Recently my life was faced with this very transition.  Its tough.  Its challenging.  I have woken up every day thinking about people in my congregation who were hurting, struggling, dealing with various trials of their own – and its because while I may have left the ministry at that church, I have not left my ministry.  My church family isn’t just made up of the people I work for at a certain time, but rather its made up of ALL the people I’ve ever worked with.

But what do you do when you go through that inevitable transition?  I think it begins before it ever happens.

Make sure that in your ministry, you don’t isolate yourself.  Network, and network some more.  Connect with other ministers, churches, and schools.  Find people you can confide in, share your struggles with, and pray with on a regular basis who are outside of your church family.  That way, when the transition comes, you won’t find yourself alone.

But when that day comes for you to leave your work – what do you?  How do you handle it?  Here are 5 ways to handle your transition time in ministry, whether you’ve been let go, you’re leaving on your own, or you’re moving to another church.

Realize that your church will move on, and probably a lot quicker than you will.  As ministers, we should aim to leave a church just like our mothers told us to treat places we visited – better than we found it.  If we have done our jobs, we have prepared the church for the next step, whatever that may be.  Don’t be surprised or upset when they start posting a want ad for a new minister, announcing guest speakers, and move forward.

Remember that the church belongs to God, not to you.  This is God’s church.  God called you, led you, and put you there for a season.  But, it will be just fine without you.  God will lead a new person there to continue where you left off.

Remember your family is leaving the church as well.  Your spouse has been there for you, supported you, waited up late for you after meetings, gone to events with you, and more than likely dedicated a giant portion of time and energy to the church.  This hurts them just as much as it hurts you.  I count it a blessing that I have a spouse who supports me wholeheartedly, and is always there for me no matter what the situation.

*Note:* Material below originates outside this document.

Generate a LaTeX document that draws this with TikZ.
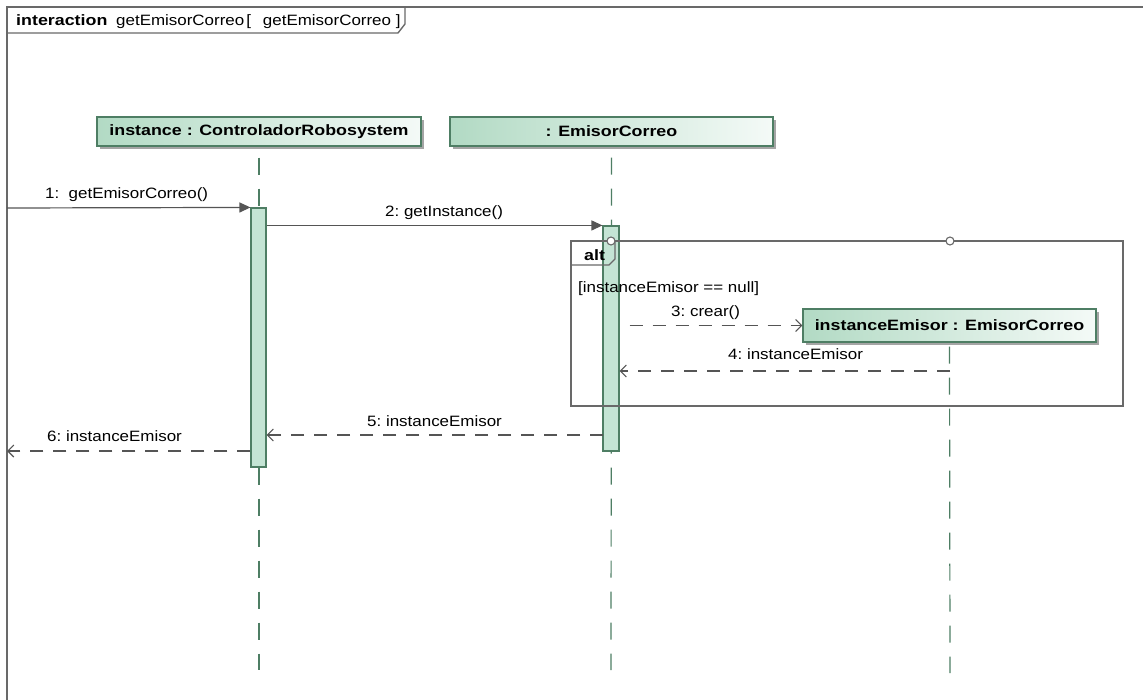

If you have children, remember that they may not completely understand.  Its tough on them.  I know people say that kids are resilient, and I believe that to be true, but saying things such as “God has other plans” don’t always work with a 5 year old, or a 15 year old for that matter.  Be prepared to deal with lots of tears, questions, confusion, and for those of you with older children – resentment.

Don’t let Satan win.  The evil one wants you to feel defeated.  He wants you to feel like you’re not good enough, or that you’ve abandoned the best thing you’ve ever done, or that no one ever liked you.  He will play so many tricks on you to get you to give up on ministry completely.  Remember, he’s pretty good at this.  You’ll begin to question your motives, your calling, your ability, and all of this is natural to a certain extent.Remember when Satan tells you these things, he’s just trying to get you blame God, to doubt God, to question God, or to give up on God.  And the only way you can make sure these things don’t happen is to…

Immerse yourself in prayer.  Pray without ceasing.  Pray continually.  Pray, and then pray some more.  If you left on your own, for whatever reason, pray.  If you were relieved of your duties, pray.  If you were offered a job elsewhere, pray.  Pray alone.  Pray with others.  Pray with your family.  Pray for the church you just left.  Pray for the church where you will be going.  Pray for the church that has yet to be put in your path.  Pray about the bad times.  Pray about the good things God used you for.  Pray, pray, pray.